For those who do not know, Shakespeare in the Garden has been around for a decade. A female-led theatre company Open Bar takes plays all over England. In London last year, they turned up at The Pilot, The Plough Inn (Ealing), The Anglers (Teddington), The Rose and Crown (Ealing), The Turk’s Head (Twickenham), and The Duke of Kent (Ealing).
At £18 a head, tickets aren’t West End prices — but then we aren’t in a West End theatre and there’s always the chance of rain. Last year, as we watched ‘The Tempest’, the heavens opened up and we had to huddle under quasi rain-capes and ponder the “sweet uses of adversity”. The Bard assured us it was so, but there really didn’t seem any particular reason to believe him.
Last night’s performance was ‘As You Like It’ and though it was the same theatre company, the cast was different from last year except for Open Bar’s co-founder Vicky Gaskin. Last year, we saw Ms Gaskin as Caliban in The Tempest. Last night, she was the fool and a bunch of other things. We didn’t know the rest of the cast, one of whom was so new as to have only just graduated from drama school. On balance, Open Bar’s ‘As You Like It’ was not quite as slick as ‘The Tempest’.

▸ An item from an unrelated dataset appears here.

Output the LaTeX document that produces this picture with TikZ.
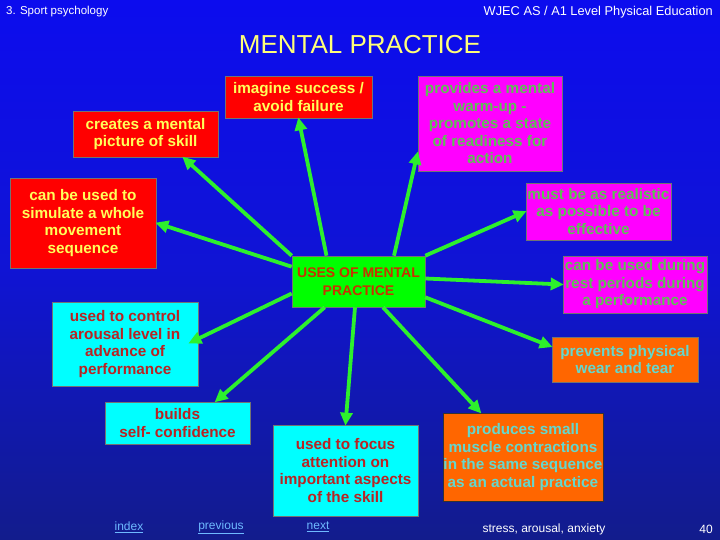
\documentclass[tikz,border=0pt]{standalone}
\usepackage{fontspec}
\setmainfont{Liberation Sans}
\usetikzlibrary{arrows.meta,calc}
\definecolor{bgtop}{RGB}{12,12,238}
\definecolor{bgmid}{RGB}{16,20,212}
\definecolor{bgbot}{RGB}{18,28,140}
\definecolor{bred}{RGB}{255,0,0}
\definecolor{bmag}{RGB}{255,0,255}
\definecolor{bcyan}{RGB}{0,255,255}
\definecolor{borange}{RGB}{255,102,0}
\definecolor{bgreen}{RGB}{0,255,0}
\definecolor{tyellow}{RGB}{255,255,90}
\definecolor{tgreen}{RGB}{95,190,85}
\definecolor{tdred}{RGB}{185,35,35}
\definecolor{tcyan}{RGB}{100,215,205}
\definecolor{tbrown}{RGB}{200,50,0}
\definecolor{arrgreen}{RGB}{45,240,45}
\definecolor{titleyellow}{RGB}{255,255,120}
\definecolor{linkblue}{RGB}{110,185,255}
\begin{document}
\begin{tikzpicture}[x=1pt,y=1pt,
  box/.style={draw=black!55,line width=0.6pt,inner sep=0pt,align=center,
    font=\bfseries\fontsize{15.3}{17.5}\selectfont},
  redbox/.style={box,fill=bred,text=tyellow},
  magbox/.style={box,fill=bmag,text=tgreen},
  cyanbox/.style={box,fill=bcyan,text=tdred},
  orbox/.style={box,fill=borange,text=tcyan},
  arr/.style={draw=arrgreen,line width=3.8pt,-{Triangle[length=13pt,width=12pt]},shorten >=-1pt},
  hdr/.style={text=white,font=\fontsize{11.5}{13}\selectfont,inner sep=0pt},
  lnk/.style={text=linkblue,font=\fontsize{12}{14}\selectfont,inner sep=0pt}]
\useasboundingbox (0,0) rectangle (720,-540);
\shade[top color=bgtop,bottom color=bgbot,middle color=bgmid] (0,0) rectangle (720,-540);

% header and title
\node[hdr,anchor=west] (hl) at (6,-12) {3. Sport psychology};
\node[hdr,anchor=east,font=\fontsize{12.8}{14}\selectfont] (hr) at (713,-12) {WJEC AS / A1 Level Physical Education};
\node[text=titleyellow,font=\fontsize{26}{30}\selectfont,inner sep=0pt] (title) at (360,-45) {MENTAL PRACTICE};

% boxes
\node[redbox,minimum width=147,minimum height=42] (imag) at (298.5,-97) {imagine success /\\avoid failure};
\node[redbox,minimum width=145,minimum height=46] (creat) at (145.5,-134) {creates a mental\\picture of skill};
\node[magbox,minimum width=144,minimum height=95] (warm) at (490,-123.5) {provides a mental\\warm-up -\\promotes a state\\of readiness for\\action};
\node[redbox,minimum width=146,minimum height=90] (sim) at (83,-223) {can be used to\\simulate a whole\\movement\\sequence};
\node[magbox,minimum width=145,minimum height=57] (real) at (598.5,-211.5) {must be as realistic\\as possible to be\\effective};
\node[box,fill=bgreen,text=tbrown,font=\bfseries\fontsize{14}{17.5}\selectfont,minimum width=133,minimum height=51] (c) at (358.5,-281.5) {USES OF MENTAL\\PRACTICE};
\node[magbox,minimum width=144,minimum height=57] (rest) at (635,-284.5) {can be used during\\rest periods during\\a performance};
\node[cyanbox,minimum width=146,minimum height=84] (arous) at (125,-344) {used to control\\arousal level in\\advance of\\performance};
\node[orbox,minimum width=146,minimum height=45] (prev) at (625,-359.5) {prevents physical\\wear and tear};
\node[cyanbox,minimum width=145,minimum height=42] (build) at (177.5,-423) {builds\\self- confidence};
\node[cyanbox,minimum width=145,minimum height=91] (focus) at (345.5,-470.5) {used to focus\\attention on\\important aspects\\of the skill};
\node[orbox,draw=black!80,minimum width=160,minimum height=88] (prod) at (523,-457) {produces small\\muscle contractions\\in the same sequence\\as an actual practice};

% connectors
\draw[arr] (c.north west) -- ($(creat.south)+(37.5,0)$);
\draw[arr] ($(c.north)+(-32,0)$) -- (imag.south);
\draw[arr] ($(c.north)+(35.5,0)$) -- ($(warm.south west)+(0,19)$);
\draw[arr] ($(c.north west)+(0,-11)$) -- (sim.east);
\draw[arr] (c.north east) -- (real.west);
\draw[arr] ($(c.east)+(0,3)$) -- (rest.west);
\draw[arr] ($(c.south east)+(0,10)$) -- ($(prev.north west)+(0,-10)$);
\draw[arr] ($(c.west)+(0,-12)$) -- ($(arous.east)+(-9,1)$);
\draw[arr] ($(c.south west)+(33,0)$) -- ($(build.north east)+(-35,0)$);
\draw[arr] ($(c.south)+(-3.5,0)$) -- (focus.north);
\draw[arr] ($(c.south)+(24.5,0)$) -- ($(prod.north west)+(38,0)$);

% footer
\node[lnk] (idx) at (129,-527) {\underline{index}};
\node[lnk] (prv) at (221,-527) {\underline{previous}};
\node[lnk] (nxt) at (318,-527) {\underline{next}};
\node[hdr,font=\fontsize{12}{14}\selectfont] (topic) at (544,-529) {stress, arousal, anxiety};
\node[hdr,font=\fontsize{12}{14}\selectfont] (pg) at (706,-529) {40};
\end{tikzpicture}
\end{document}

Last night’s performance was, as someone commented, at “the level of good community theatre” rather than the assured formal grace and verve of the Royal Shakespeare Company.
That said, I think Open Bar does, in general terms, live up to its promise to serve Shakespeare “like a cool frothy pint on a sunny day: it’s refreshing, comforting and will have you singing all the way home”.